* [Challenge] Reproduce the listing below exactly, beginning with its first line and ending with the line that holds "(0,0) rectangle (748,572);"; pictures are not part of the copy.
-- Begin Data section --
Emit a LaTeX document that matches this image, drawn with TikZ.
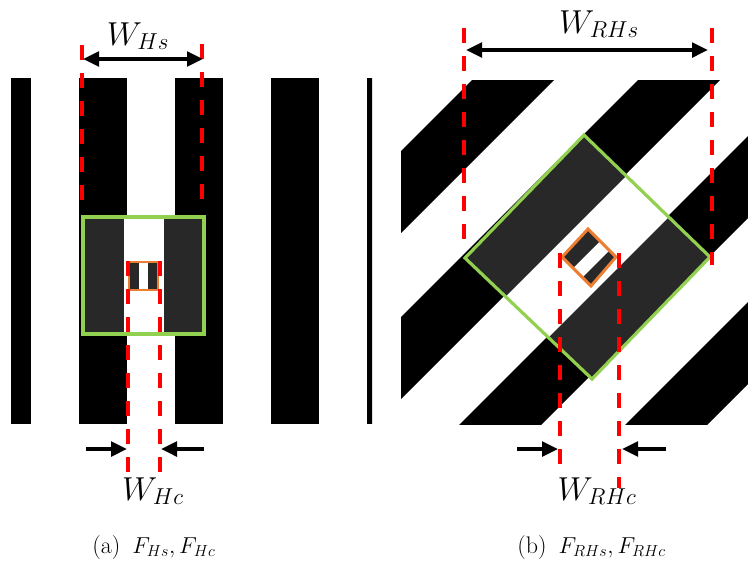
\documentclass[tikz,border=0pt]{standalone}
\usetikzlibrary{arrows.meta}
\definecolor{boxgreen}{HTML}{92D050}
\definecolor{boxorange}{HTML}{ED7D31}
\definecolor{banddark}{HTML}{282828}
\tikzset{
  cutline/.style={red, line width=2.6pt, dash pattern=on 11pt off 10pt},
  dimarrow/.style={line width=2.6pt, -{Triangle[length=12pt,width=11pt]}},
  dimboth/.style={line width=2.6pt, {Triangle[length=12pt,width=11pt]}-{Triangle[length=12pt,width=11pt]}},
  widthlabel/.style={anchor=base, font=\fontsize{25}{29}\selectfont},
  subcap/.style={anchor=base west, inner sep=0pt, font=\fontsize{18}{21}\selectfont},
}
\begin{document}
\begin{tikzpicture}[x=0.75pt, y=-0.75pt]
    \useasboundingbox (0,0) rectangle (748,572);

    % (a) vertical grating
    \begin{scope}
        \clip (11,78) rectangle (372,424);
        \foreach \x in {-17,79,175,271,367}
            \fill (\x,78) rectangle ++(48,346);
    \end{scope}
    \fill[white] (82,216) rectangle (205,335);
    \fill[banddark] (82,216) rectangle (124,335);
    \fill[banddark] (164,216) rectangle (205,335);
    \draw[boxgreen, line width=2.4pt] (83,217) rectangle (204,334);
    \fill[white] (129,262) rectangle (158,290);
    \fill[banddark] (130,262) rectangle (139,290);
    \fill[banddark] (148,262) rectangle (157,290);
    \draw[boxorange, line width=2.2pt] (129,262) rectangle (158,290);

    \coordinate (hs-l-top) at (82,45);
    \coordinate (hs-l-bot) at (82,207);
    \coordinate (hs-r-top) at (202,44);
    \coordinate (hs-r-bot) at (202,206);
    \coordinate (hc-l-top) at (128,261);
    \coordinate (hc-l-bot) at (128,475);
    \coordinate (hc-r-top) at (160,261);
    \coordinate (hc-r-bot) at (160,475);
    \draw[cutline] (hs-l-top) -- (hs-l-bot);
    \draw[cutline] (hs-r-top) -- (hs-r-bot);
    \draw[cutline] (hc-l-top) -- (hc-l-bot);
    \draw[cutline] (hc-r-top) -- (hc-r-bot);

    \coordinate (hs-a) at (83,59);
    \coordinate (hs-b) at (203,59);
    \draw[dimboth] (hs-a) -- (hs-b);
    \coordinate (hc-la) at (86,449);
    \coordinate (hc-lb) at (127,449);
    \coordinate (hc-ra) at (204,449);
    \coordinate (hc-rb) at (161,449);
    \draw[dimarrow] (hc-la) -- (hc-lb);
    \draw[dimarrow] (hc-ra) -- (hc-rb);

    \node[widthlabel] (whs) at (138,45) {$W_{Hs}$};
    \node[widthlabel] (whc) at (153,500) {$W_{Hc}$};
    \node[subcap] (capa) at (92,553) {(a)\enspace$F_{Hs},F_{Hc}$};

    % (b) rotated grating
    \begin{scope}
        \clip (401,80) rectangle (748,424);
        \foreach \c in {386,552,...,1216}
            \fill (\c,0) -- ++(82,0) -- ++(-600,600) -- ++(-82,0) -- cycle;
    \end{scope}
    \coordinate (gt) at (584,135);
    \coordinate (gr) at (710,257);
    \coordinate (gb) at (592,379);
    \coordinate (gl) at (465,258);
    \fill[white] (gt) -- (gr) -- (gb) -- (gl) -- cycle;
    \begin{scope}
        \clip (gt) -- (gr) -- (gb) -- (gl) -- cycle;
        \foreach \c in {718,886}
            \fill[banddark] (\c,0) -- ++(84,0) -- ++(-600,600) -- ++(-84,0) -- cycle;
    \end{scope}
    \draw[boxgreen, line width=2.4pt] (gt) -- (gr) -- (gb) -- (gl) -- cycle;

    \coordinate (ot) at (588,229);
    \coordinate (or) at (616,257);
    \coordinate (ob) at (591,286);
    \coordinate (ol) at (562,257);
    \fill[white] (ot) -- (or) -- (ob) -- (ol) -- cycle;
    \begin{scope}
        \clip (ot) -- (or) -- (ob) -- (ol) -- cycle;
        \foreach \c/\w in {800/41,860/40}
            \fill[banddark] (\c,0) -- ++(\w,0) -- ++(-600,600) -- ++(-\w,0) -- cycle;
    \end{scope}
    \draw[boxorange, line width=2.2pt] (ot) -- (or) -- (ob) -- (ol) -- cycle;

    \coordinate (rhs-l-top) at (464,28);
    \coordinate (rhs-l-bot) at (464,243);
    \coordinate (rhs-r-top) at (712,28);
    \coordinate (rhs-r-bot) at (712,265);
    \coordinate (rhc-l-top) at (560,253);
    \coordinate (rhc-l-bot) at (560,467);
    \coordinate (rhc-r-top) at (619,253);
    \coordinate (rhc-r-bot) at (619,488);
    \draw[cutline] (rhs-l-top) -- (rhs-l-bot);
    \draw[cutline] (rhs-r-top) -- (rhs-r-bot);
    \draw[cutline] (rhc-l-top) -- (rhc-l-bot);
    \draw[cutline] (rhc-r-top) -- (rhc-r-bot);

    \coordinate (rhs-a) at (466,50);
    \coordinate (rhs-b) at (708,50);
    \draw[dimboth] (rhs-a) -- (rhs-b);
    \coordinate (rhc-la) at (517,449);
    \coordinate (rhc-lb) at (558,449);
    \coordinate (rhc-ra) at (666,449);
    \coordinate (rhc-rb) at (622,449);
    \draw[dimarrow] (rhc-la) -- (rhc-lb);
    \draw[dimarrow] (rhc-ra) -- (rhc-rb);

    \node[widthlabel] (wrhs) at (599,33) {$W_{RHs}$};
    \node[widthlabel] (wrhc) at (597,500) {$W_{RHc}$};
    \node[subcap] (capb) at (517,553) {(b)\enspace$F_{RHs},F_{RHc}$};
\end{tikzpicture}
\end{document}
-- End Data section --
* [Expected answer]
Emit a LaTeX document that matches this image, drawn with TikZ.
\documentclass[tikz,border=0pt]{standalone}
\usetikzlibrary{arrows.meta}
\definecolor{boxgreen}{HTML}{92D050}
\definecolor{boxorange}{HTML}{ED7D31}
\definecolor{banddark}{HTML}{282828}
\tikzset{
  cutline/.style={red, line width=2.6pt, dash pattern=on 11pt off 10pt},
  dimarrow/.style={line width=2.6pt, -{Triangle[length=12pt,width=11pt]}},
  dimboth/.style={line width=2.6pt, {Triangle[length=12pt,width=11pt]}-{Triangle[length=12pt,width=11pt]}},
  widthlabel/.style={anchor=base, font=\fontsize{25}{29}\selectfont},
  subcap/.style={anchor=base west, inner sep=0pt, font=\fontsize{18}{21}\selectfont},
}
\begin{document}
\begin{tikzpicture}[x=0.75pt, y=-0.75pt]
    \useasboundingbox (0,0) rectangle (748,572);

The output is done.